Whether by automation or other means, the mechanisms to release and deploy the correctly configured service components should be established in the release design phase and tested in the build and test stages.

Automation will help to ensure repeatability and consistency. The time required to provide a well-designed and efficient automated mechanism may not always be available. If a manual mechanism is used it is important to monitor and measure the impact of repeated manual activities as they are likely to be inefficient and error-prone. Too many manual activities will slow down the release team.

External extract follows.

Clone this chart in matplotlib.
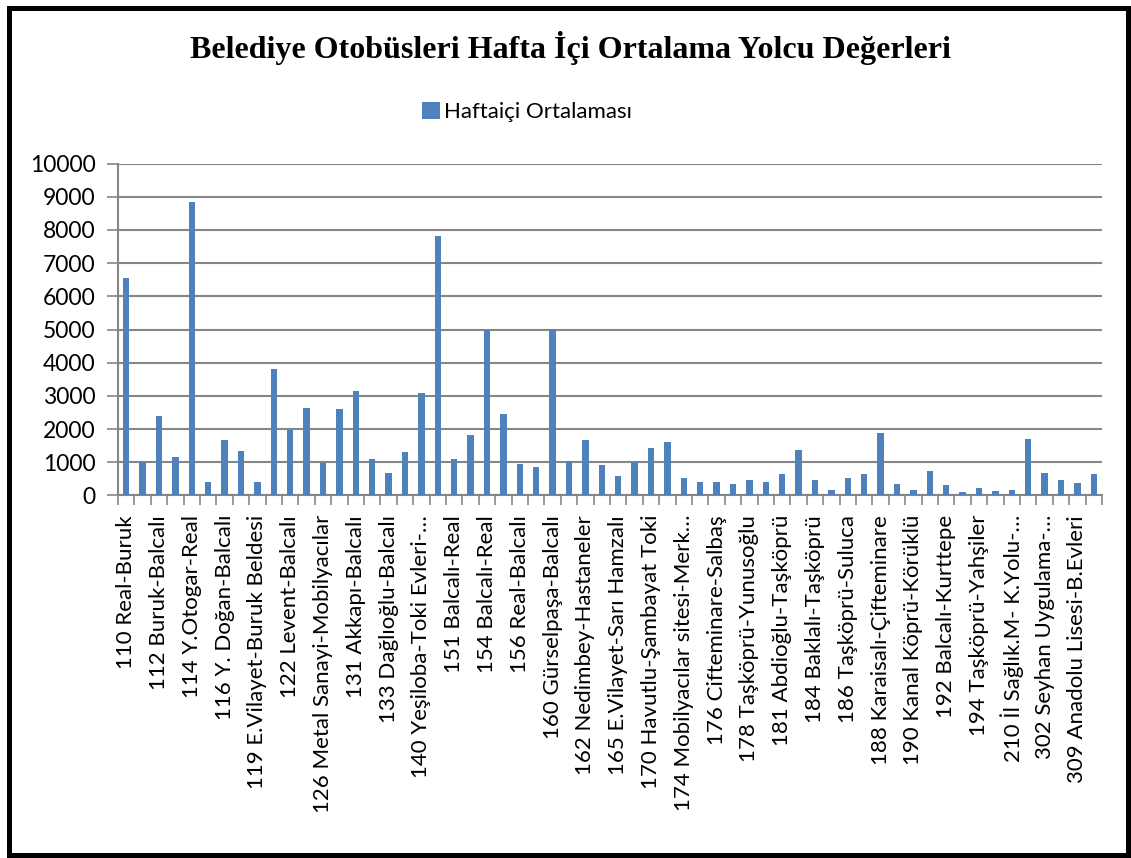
import numpy as np
import matplotlib
matplotlib.use("Agg")
import matplotlib.pyplot as plt
from matplotlib.patches import Rectangle, Patch

# hafta ici ortalama yolcu (60 hat, etiketler her ikinci hatta)
passengers = [6560, 1010, 2400, 1170, 8830, 420, 1680, 1340, 420, 3820,
              1960, 2640, 990, 2620, 3160, 1090, 670, 1300, 3090, 7810,
              1090, 1810, 4980, 2460, 960, 850, 5030, 1030, 1680, 920,
              600, 1010, 1430, 1620, 540, 410, 420, 360, 460, 400,
              640, 1380, 460, 160, 520, 650, 1880, 340, 180, 740,
              330, 100, 240, 130, 160, 1690, 670, 460, 390, 640]

route_labels = ["110 Real-Buruk", "112 Buruk-Balcalı", "114 Y.Otogar-Real",
                "116 Y. Doğan-Balcalı", "119 E.Vilayet-Buruk Beldesi",
                "122 Levent-Balcalı", "126 Metal Sanayi-Mobilyacılar",
                "131 Akkapı-Balcalı", "133 Dağlıoğlu-Balcalı",
                "140 Yeşiloba-Toki Evleri-…", "151 Balcalı-Real",
                "154 Balcalı-Real", "156 Real-Balcalı", "160 Gürselpaşa-Balcalı",
                "162 Nedimbey-Hastaneler", "165 E.Vilayet-Sarı Hamzalı",
                "170 Havutlu-Şambayat Toki", "174 Mobilyacılar sitesi-Merk…",
                "176 Cifteminare-Salbaş", "178 Taşköprü-Yunusoğlu",
                "181 Abdioğlu-Taşköprü", "184 Baklalı-Taşköprü",
                "186 Taşköprü-Suluca", "188 Karaisalı-Çifteminare",
                "190 Kanal Köprü-Körüklü", "192 Balcalı-Kurttepe",
                "194 Taşköprü-Yahşiler", "210 İl Sağlık.M- K.Yolu-…",
                "302 Seyhan Uygulama-…", "309 Anadolu Lisesi-B.Evleri"]

y_ticks = [0, 1000, 2000, 3000, 4000, 5000, 6000, 7000, 8000, 9000, 10000]

plt.rcParams['font.family'] = ['Lato', 'DejaVu Sans']

fig = plt.figure(figsize=(11.31, 8.58), dpi=100)
ax = fig.add_axes([118 / 1131, 1 - 495.5 / 858, 984 / 1131, 332 / 858])

x = np.arange(len(passengers))
ax.bar(x, passengers, width=0.4, color='#4F81BD', zorder=3)

ax.set_xlim(-0.5, len(passengers) - 0.5)
ax.set_ylim(0, 10000)
ax.set_yticks(y_ticks)
ax.set_yticklabels([str(v) for v in y_ticks], fontsize=16.5)
ax.yaxis.grid(True, color='#868686', linewidth=1.5, zorder=0)

ax.set_xticks(np.arange(0, len(passengers), 2))
ax.set_xticklabels(route_labels, rotation=90, fontsize=16, va='top', ha='center')
ax.set_xticks(np.arange(-0.5, len(passengers), 1), minor=True)
ax.tick_params(axis='x', which='major', length=0, pad=14)
ax.tick_params(axis='x', which='minor', length=7, width=1.2, color='#868686')
ax.tick_params(axis='y', length=8, width=1.2, color='#868686', pad=8)

for side in ['top', 'right']:
    ax.spines[side].set_visible(False)
for side in ['left', 'bottom']:
    ax.spines[side].set_color('#868686')
    ax.spines[side].set_linewidth(1.5)

fig.text(570 / 1131, 1 - 48 / 858, 'Belediye Otobüsleri Hafta İçi Ortalama Yolcu Değerleri',
         family='Liberation Serif', fontweight='bold', fontsize=23, ha='center', va='center')

handle = Patch(facecolor='#4F81BD', edgecolor='none')
fig.legend(handles=[handle], labels=['Haftaiçi Ortalaması'], loc='center',
           bbox_to_anchor=(527 / 1131, 1 - 112 / 858), frameon=False, fontsize=16,
           handlelength=0.8, handleheight=0.8, handletextpad=0.2)

fig.patches.append(Rectangle((8.5 / 1131, 3 / 858), 1119 / 1131, 847 / 858,
                             transform=fig.transFigure, fill=False,
                             edgecolor='black', linewidth=3.6))

fig.savefig('out.png', dpi=100)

Many of the release and deployment activities can be automated. For example:

1. Discovery and installation software can check whether the required prerequisites and co-requisites are in place before installation of new or changed software components.
2. Automated builds can significantly reduce build times that in turn can resolve conflicts and delays.
3. Automated configuration baseline procedures save time and reduce errors in capturing the status of configurations and releases during build, test and deployment.
4. Automatic comparisons of the actual live configuration with the expected configuration help to identify issues at the earliest stage.

Git workflows

Unlike Centralized Version Control Systems, the distributed nature of Git allows you to be far more flexible in how developers collaborate on projects.

Central repository model

There is a single repository that all developers push to and pull from.

If you setup a repository for your team on a server that everyone has SSH access to, Git can very easily function as a centralized repository. This may be common on small teams with non-public projects where you don't want to worry about a hierarchy. The strength of this model is that it forces everyone to stay up to date with each other and it doesn't depend on a single role.

Even large teams could use this, but in general there are a lot of gains to be made in larger teams with a different or hybrid model.

Dictator and lieutenant model

This is a highly hierarchical model where one individual has commit rights to a blessed repository that everyone else fetches from. Changes are fetched from developers by lieutenants responsible for specific subsystems and merged and tested. Lieutenant branches are then fetched by the dictator then merged and pushed into the blessed repository, where the cycle starts over again.

The process works like this:

1. Regular developers work on their topic branch and rebase their work on top of master. The master branch is that of the dictator.
2. Lieutenants merge the developers topic branches into their master branch.
3. The dictator merges the lieutenants master branches into the dictator master branch.
4. The dictator pushes their master to the reference repository so the other developers can rebase on it.

This model is much better for large teams, and can be implemented with multiple levels of lieutenants in charge of various subsystems. At any stage in this process, patches or commits can be rejected.

Integration manager model

This is where each developer has a public repository, and there is also one blessed repository. A person or core team has commit rights to it, but many other developers have public forks of that repository. When they have changes, they issue a pull request to an integration manager who merges, tests, accepts and pushes these changes.

The process works as follow:

1. The project maintainer pushes to their public repository.
2. A contributor clones that repository and makes changes.
3. The contributor pushes to their own public copy.
4. The contributor sends the maintainer an e-mail asking them to pull changes.
5. The maintainer adds the contributor repo as a remote and merges locally.
6. The maintainer pushes merged changes to the main repository.

This is largely how community-based repositories work and how many smaller open source projects are managed.